→ EXERCISE DETAILS
Lift out each line of the data that holds "this".

→ SUPPLIED RECORDS

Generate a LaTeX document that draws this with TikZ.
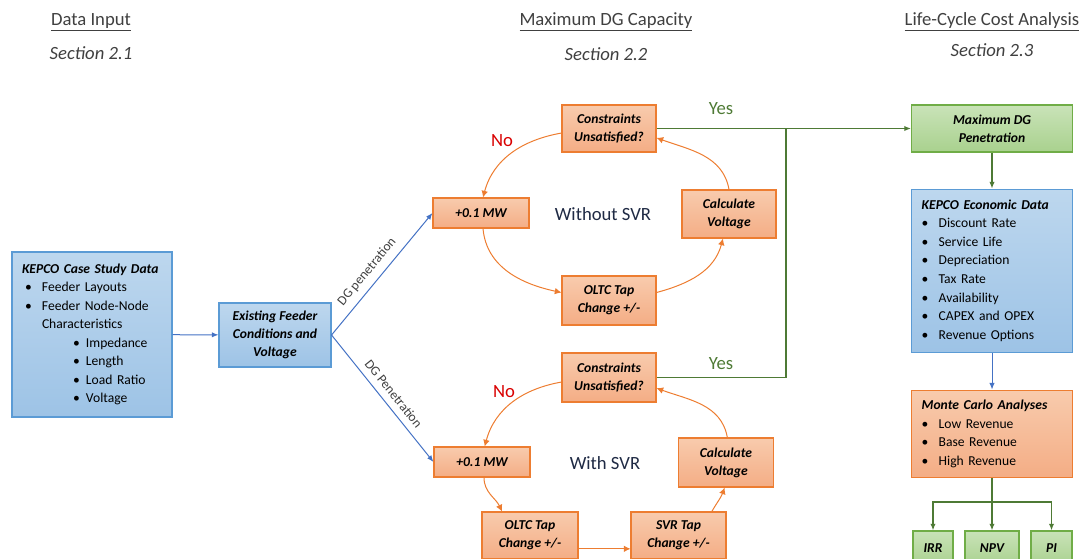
\documentclass[tikz,border=0pt]{standalone}
\usepackage{fontspec}
\setmainfont{Carlito}
\usetikzlibrary{arrows.meta,positioning}

\definecolor{orline}{HTML}{ED7D31}
\definecolor{ortop}{HTML}{F8CBAD}
\definecolor{orbot}{HTML}{F4AD85}
\definecolor{blline}{HTML}{5B9BD5}
\definecolor{bltop}{HTML}{BDD7EE}
\definecolor{blbot}{HTML}{9DC3E6}
\definecolor{grline}{HTML}{70AD47}
\definecolor{grtop}{HTML}{C9E3B8}
\definecolor{grbot}{HTML}{A9D18E}
\definecolor{grarrow}{HTML}{4E7A35}
\definecolor{blarrow}{HTML}{4472C4}
\definecolor{headtext}{HTML}{404040}
\definecolor{looptext}{HTML}{1F2A44}

\newcommand{\bul}[1]{\makebox[12.75pt][l]{\textbullet}#1}
\newcommand{\subbul}[1]{\hspace*{38.25pt}\makebox[9.75pt][l]{\textbullet}#1}

\begin{document}
\begin{tikzpicture}[
  x=0.75pt, y=-0.75pt,
  boxfont/.style={font=\fontsize{10.2}{13.5}\selectfont\bfseries\itshape},
  obox/.style={draw=orline, thick, top color=ortop, bottom color=orbot, boxfont, align=center, inner sep=1pt},
  bbox/.style={draw=blline, thick, top color=bltop, bottom color=blbot, boxfont, align=center, inner sep=1pt},
  gbox/.style={draw=grline, thick, top color=grtop, bottom color=grbot, boxfont, align=center, inner sep=1pt},
  listbox/.style={font=\fontsize{10.2}{13.9}\selectfont, align=left, inner sep=7.5pt},
  head/.style={font=\fontsize{14}{16}\selectfont, text=headtext},
  sec/.style={font=\fontsize{14}{16}\selectfont\itshape, text=headtext},
  oarr/.style={-{Latex[length=5pt,width=5pt]}, orline, line width=0.75pt},
  barr/.style={-{Latex[length=5pt,width=4pt]}, blarrow, line width=0.75pt},
  garr/.style={-{Latex[length=5pt,width=4pt]}, grarrow, line width=0.9pt},
  answer/.style={font=\fontsize{14}{16}\selectfont},
  dglabel/.style={font=\fontsize{10}{11}\selectfont, text=headtext, sloped, above=5pt, inner sep=0pt}
]
\useasboundingbox (0,0) rectangle (1085,558);

% column headings
\node[head] (h1) at (91,22) {\underline{Data Input}};
\node[sec] (s1) at (91,53) {Section 2.1};
\node[head] (h2) at (606,22) {\underline{Maximum DG Capacity}};
\node[sec] (s2) at (606,54) {Section 2.2};
\node[head] (h3) at (992,22) {\underline{Life-Cycle Cost Analysis}};
\node[sec] (s3) at (992,50) {Section 2.3};

% data input
\node[bbox, listbox, text width=105pt, minimum height=123.75pt] (case) at (92,334.5) {%
  \textbf{\textit{KEPCO Case Study Data}}\\
  \hspace*{2.25pt}\bul{Feeder Layouts}\\
  \hspace*{2.25pt}\bul{Feeder Node-Node}\\
  \hspace*{15pt}Characteristics\\
  \subbul{Impedance}\\
  \subbul{Length}\\
  \subbul{Load Ratio}\\
  \subbul{Voltage}};
\node[bbox, minimum width=84pt, minimum height=48pt] (exist) at (275,335) {Existing Feeder\\Conditions and\\Voltage};
\draw[barr] (case) -- (exist);

% loop without SVR
\node[obox, minimum width=70.5pt, minimum height=35.25pt] (c1) at (609,128.5) {Constraints\\Unsatisfied?};
\node[obox, minimum width=72pt, minimum height=22.5pt] (m1) at (481,213) {+0.1 MW};
\node[obox, minimum width=70.5pt, minimum height=36pt] (v1) at (729,214) {Calculate\\Voltage};
\node[obox, minimum width=70.5pt, minimum height=36.75pt] (t1) at (609,300.5) {OLTC Tap\\Change +/-};
\node[answer, text=looptext] (wo) at (603,214) {Without SVR};
\node[answer, text=red!85!black] (no1) at (502,141) {No};
\node[answer, text=grarrow] (yes1) at (721,109) {Yes};
\draw[oarr] ([yshift=-3.4pt]c1.west) to[out=190,in=75] ([xshift=1.5pt]m1.north);
\draw[oarr] ([xshift=1.5pt]m1.south) to[out=-85,in=168] ([yshift=6pt]t1.west);
\draw[oarr] ([yshift=6pt]t1.east) to[out=15,in=-105] ([xshift=-4.5pt]v1.south);
\draw[oarr] (v1.north) to[out=100,in=-20] ([yshift=-7pt]c1.east);

% loop with SVR
\node[obox, minimum width=70.5pt, minimum height=36.75pt] (c2) at (609,377.5) {Constraints\\Unsatisfied?};
\node[obox, minimum width=72pt, minimum height=22.5pt] (m2) at (482,462) {+0.1 MW};
\node[obox, minimum width=71.25pt, minimum height=36.75pt] (v2) at (726,462.5) {Calculate\\Voltage};
\node[obox, minimum width=72pt, minimum height=35.25pt] (t2) at (530,535.5) {OLTC Tap\\Change +/-};
\node[obox, minimum width=71.25pt, minimum height=35.25pt] (sv2) at (678.5,535.5) {SVR Tap\\Change +/-};
\node[answer, text=looptext] (wi) at (605,463) {With SVR};
\node[answer, text=red!85!black] (no2) at (504,392) {No};
\node[answer, text=grarrow] (yes2) at (721,364) {Yes};
\draw[oarr] ([yshift=-3.4pt]c2.west) to[out=190,in=75] ([xshift=2pt]m2.north);
\draw[oarr] ([xshift=1.5pt]m2.south) to[out=-90,in=115] ([xshift=-21pt]t2.north);
\draw[oarr] ([yshift=-10pt]t2.east) -- ([yshift=-10pt]sv2.west);
\draw[oarr] ([xshift=25pt]sv2.north) to[out=60,in=-110] ([xshift=-1pt]v2.south);
\draw[oarr] ([xshift=1pt]v2.north) to[out=100,in=-20] ([yshift=-8pt]c2.east);

% DG penetration
\draw[barr] (exist.east) -- node[dglabel, pos=0.45] {DG penetration} (m1.west);
\draw[barr] (exist.east) -- node[dglabel, pos=0.52] {DG Penetration} (m2.west);

% life-cycle cost analysis
\node[gbox, minimum width=120.75pt, minimum height=35.25pt] (maxdg) at (992,128.5) {Maximum DG\\Penetration};
\node[bbox, listbox, text width=105.5pt, minimum height=122.25pt, below=27pt of maxdg] (econ) {%
  \textbf{\textit{KEPCO Economic Data}}\\
  \bul{Discount Rate}\\
  \bul{Service Life}\\
  \bul{Depreciation}\\
  \bul{Tax Rate}\\
  \bul{Availability}\\
  \bul{CAPEX and OPEX}\\
  \bul{Revenue Options}};
\node[obox, listbox, text width=105.5pt, minimum height=63.75pt, below=27.75pt of econ] (mc) {%
  \textbf{\textit{Monte Carlo Analyses}}\\
  \bul{Low Revenue}\\
  \bul{Base Revenue}\\
  \bul{High Revenue}};
\node[gbox, minimum width=30pt, minimum height=26.25pt] (irr) at (933,548.5) {IRR};
\node[gbox, minimum width=40.5pt, minimum height=26.25pt] (npv) at (992,548.5) {NPV};
\node[gbox, minimum width=30.75pt, minimum height=26.25pt] (pi) at (1051.5,548.5) {PI};

\coordinate (join) at (786,128.5);
\coordinate (split) at (992,502);
\draw[garr] (c1.east) -- (maxdg.west);
\draw[grarrow, line width=0.9pt] (c2.east) -| (join);
\draw[garr] (maxdg) -- (econ);
\draw[barr] (econ) -- (mc);
\draw[grarrow, line width=2pt] (mc.south) -- (split);
\draw[garr, line width=1.2pt] (split) -| (irr.north);
\draw[garr, line width=1.2pt] (split) -- (npv.north);
\draw[garr, line width=1.2pt] (split) -| (pi.north);
\end{tikzpicture}
\end{document}
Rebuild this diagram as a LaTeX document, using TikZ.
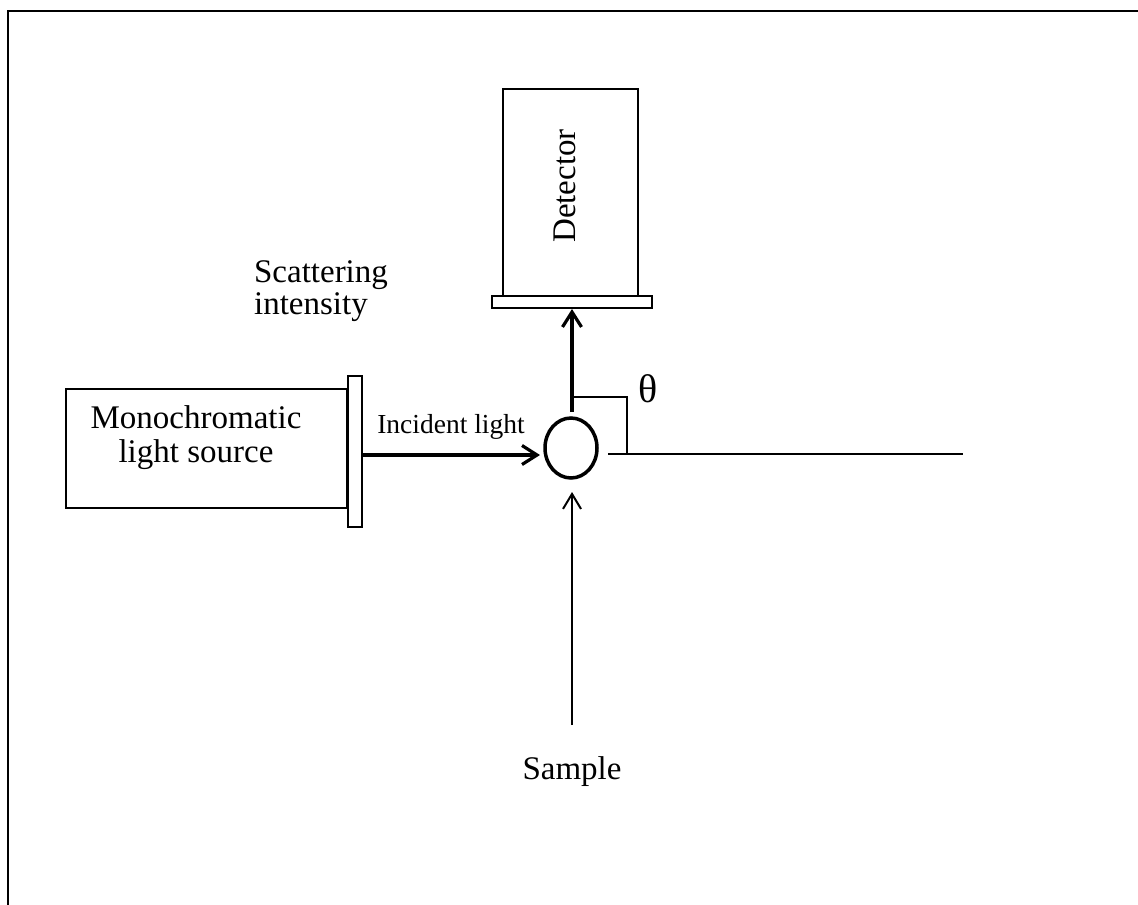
\documentclass[tikz,border=0pt]{standalone}
\usepackage{fontspec}
\setmainfont{Liberation Serif}
\usetikzlibrary{arrows.meta,shapes.geometric}
\begin{document}
\begin{tikzpicture}[x=1pt,y=-1pt,
  box/.style={draw,line width=2pt,rectangle,inner sep=0pt},
  lbl/.style={inner sep=0pt,font=\fontsize{33}{34}\selectfont,align=center},
  thickarrow/.style={line width=3.8pt,-{Straight Barb[length=15pt,width=19pt,line width=3.2pt]}},
  thinarrow/.style={line width=2pt,-{Straight Barb[length=15pt,width=18pt,line width=2pt]}},
  thinline/.style={line width=2pt}]
\useasboundingbox (0,0) rectangle (1138,905);
% frame (left and top edges visible)
\draw[line width=2.5pt] (8,905) -- (8,11) -- (1138,11);
% detector
\node[box,minimum width=135pt,minimum height=207pt] (det) at (570.5,192.5) {};
\node[lbl,rotate=90] (dettext) at (565,186) {Detector};
\node[box,minimum width=160pt,minimum height=12pt] (detplate) at (572,302) {};
% light source
\node[box,minimum width=281pt,minimum height=119pt] (src) at (206.5,448.5) {};
\node[lbl] (srctext) at (196,438) {Monochromatic\\light source};
\node[box,minimum width=14pt,minimum height=151pt] (srcplate) at (355,451.5) {};
% sample
\node[draw,ellipse,line width=3.5pt,minimum width=52pt,minimum height=60pt,inner sep=0pt] (samp) at (571,448) {};
% labels
\node[inner sep=0pt,font=\fontsize{33}{32}\selectfont,align=left] (scat) at (321,291) {Scattering\\intensity};
\node[inner sep=0pt,font=\fontsize{27.5}{30}\selectfont] (inc) at (451,427) {Incident light};
\node[inner sep=0pt,font=\fontsize{40}{42}\selectfont] (theta) at (648,389) {θ};
\node[lbl] (samptext) at (572,772) {Sample};
% connectors
\coordinate (inA) at (srcplate.east |- 0,455);
\coordinate (inB) at (540,455);
\draw[thickarrow] (inA) -- (inB);
\coordinate (scA) at (572,412);
\draw[thickarrow] (scA) -- (scA |- detplate.south);
\coordinate (smA) at (572,725);
\coordinate (smB) at (572,492);
\draw[thinarrow] (smA) -- (smB);
% angle marker and reference line
\coordinate (angA) at (572,397);
\coordinate (angB) at (627,397);
\coordinate (angC) at (627,454);
\draw[thinline] (angA) -- (angB) -- (angC);
\coordinate (refA) at (608,454);
\coordinate (refB) at (963,454);
\draw[thinline] (refA) -- (refB);
\end{tikzpicture}
\end{document}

→ CORRECT RESULT
Generate a LaTeX document that draws this with TikZ.
Rebuild this diagram as a LaTeX document, using TikZ.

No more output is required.